● **Written instruction**:
Skip every picture and transcribe the remaining material exactly.

● **Dataset extract**:
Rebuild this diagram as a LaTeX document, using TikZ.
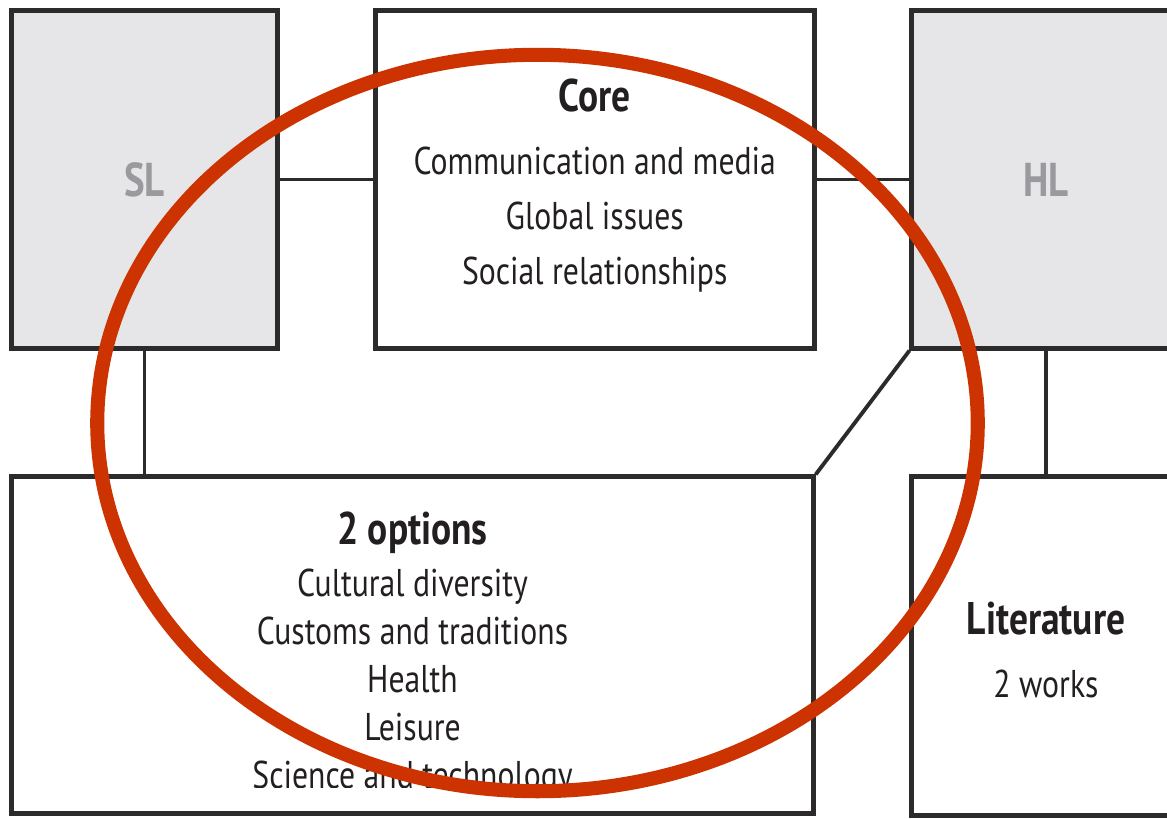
\documentclass[tikz,border=0pt]{standalone}
\usepackage{fontspec}
\setmainfont{PT Sans}[FakeStretch=0.82]
\definecolor{boxline}{HTML}{2D2A2B}
\definecolor{boxfill}{HTML}{E6E6E8}
\definecolor{levelgray}{HTML}{9A999E}
\definecolor{ringred}{HTML}{CC3300}
\definecolor{inkdark}{HTML}{231F20}
\newcommand{\headtxt}[1]{{\fontsize{13}{15}\selectfont\bfseries #1}}

\begin{document}
\begin{tikzpicture}[x=0.01cm,y=-0.01cm,
	box/.style={draw=boxline, line width=1.4pt, inner sep=0pt},
	levelbox/.style={box, fill=boxfill, text=levelgray, font=\fontsize{13.5}{15}\selectfont\bfseries},
	boxtext/.style={align=center, text=inkdark, inner sep=0pt, font=\fontsize{11}{#1}\selectfont},
	link/.style={draw=boxline, line width=1.1pt}]
	\useasboundingbox (0,0) rectangle (1167,818);

	% the two levels and the core
	\node[levelbox, minimum width=2.65cm, minimum height=3.37cm] (sl) at (144.5,179.5) {SL};
	\node[box, minimum width=4.385cm, minimum height=3.37cm] (core) at (594.75,179.5) {};
	\node[boxtext=15.6] (corelist) at (594.75,185.5)
		{\headtxt{Core}\\[2.3pt] Communication and media\\ Global issues\\ Social relationships};
	\node[levelbox, minimum width=2.68cm, minimum height=3.37cm] (hl) at (1046,179.5) {HL};

	% options and literature
	\node[box, minimum width=8.01cm, minimum height=3.36cm] (opts) at (412.5,645) {};
	\node[box, minimum width=2.68cm, minimum height=3.38cm] (lit) at (1046,646) {};
	\node[boxtext=15.6] (litlist) at (1046,650) {\headtxt{Literature}\\[2.3pt] 2 works};
	\begin{scope}
		\clip (opts.north west) rectangle (813,787);
		\node[boxtext=13.6] (optslist) at (412.5,654)
			{\headtxt{2 options}\\[1.4pt] Cultural diversity\\ Customs and traditions\\ Health\\ Leisure\\ Science and technology};
	\end{scope}

	% connectors
	\draw[link] (sl) -- (core);
	\draw[link] (core) -- (hl);
	\draw[link] (sl.south) -- (sl.south |- opts.north);
	\draw[link] (hl.south west) -- (opts.north east);
	\draw[link] (hl.south) -- (lit.north);

	% the ring
	\draw[ringred, line width=4pt] (537.5,423) ellipse [x radius=4.40cm, y radius=3.68cm];
\end{tikzpicture}
\end{document}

● **Solution for this problem**:
Rebuild this diagram as a LaTeX document, using TikZ.
\documentclass[tikz,border=0pt]{standalone}
\usepackage{fontspec}
\setmainfont{PT Sans}[FakeStretch=0.82]
\definecolor{boxline}{HTML}{2D2A2B}
\definecolor{boxfill}{HTML}{E6E6E8}
\definecolor{levelgray}{HTML}{9A999E}
\definecolor{ringred}{HTML}{CC3300}
\definecolor{inkdark}{HTML}{231F20}
\newcommand{\headtxt}[1]{{\fontsize{13}{15}\selectfont\bfseries #1}}

\begin{document}
\begin{tikzpicture}[x=0.01cm,y=-0.01cm,
	box/.style={draw=boxline, line width=1.4pt, inner sep=0pt},
	levelbox/.style={box, fill=boxfill, text=levelgray, font=\fontsize{13.5}{15}\selectfont\bfseries},
	boxtext/.style={align=center, text=inkdark, inner sep=0pt, font=\fontsize{11}{#1}\selectfont},
	link/.style={draw=boxline, line width=1.1pt}]
	\useasboundingbox (0,0) rectangle (1167,818);

	% the two levels and the core
	\node[levelbox, minimum width=2.65cm, minimum height=3.37cm] (sl) at (144.5,179.5) {SL};
	\node[box, minimum width=4.385cm, minimum height=3.37cm] (core) at (594.75,179.5) {};
	\node[boxtext=15.6] (corelist) at (594.75,185.5)
		{\headtxt{Core}\\[2.3pt] Communication and media\\ Global issues\\ Social relationships};
	\node[levelbox, minimum width=2.68cm, minimum height=3.37cm] (hl) at (1046,179.5) {HL};

	% options and literature
	\node[box, minimum width=8.01cm, minimum height=3.36cm] (opts) at (412.5,645) {};
	\node[box, minimum width=2.68cm, minimum height=3.38cm] (lit) at (1046,646) {};
	\node[boxtext=15.6] (litlist) at (1046,650) {\headtxt{Literature}\\[2.3pt] 2 works};
	\begin{scope}
		\clip (opts.north west) rectangle (813,787);
		\node[boxtext=13.6] (optslist) at (412.5,654)
			{\headtxt{2 options}\\[1.4pt] Cultural diversity\\ Customs and traditions\\ Health\\ Leisure\\ Science and technology};
	\end{scope}

	% connectors
	\draw[link] (sl) -- (core);
	\draw[link] (core) -- (hl);
	\draw[link] (sl.south) -- (sl.south |- opts.north);
	\draw[link] (hl.south west) -- (opts.north east);
	\draw[link] (hl.south) -- (lit.north);

	% the ring
	\draw[ringred, line width=4pt] (537.5,423) ellipse [x radius=4.40cm, y radius=3.68cm];
\end{tikzpicture}
\end{document}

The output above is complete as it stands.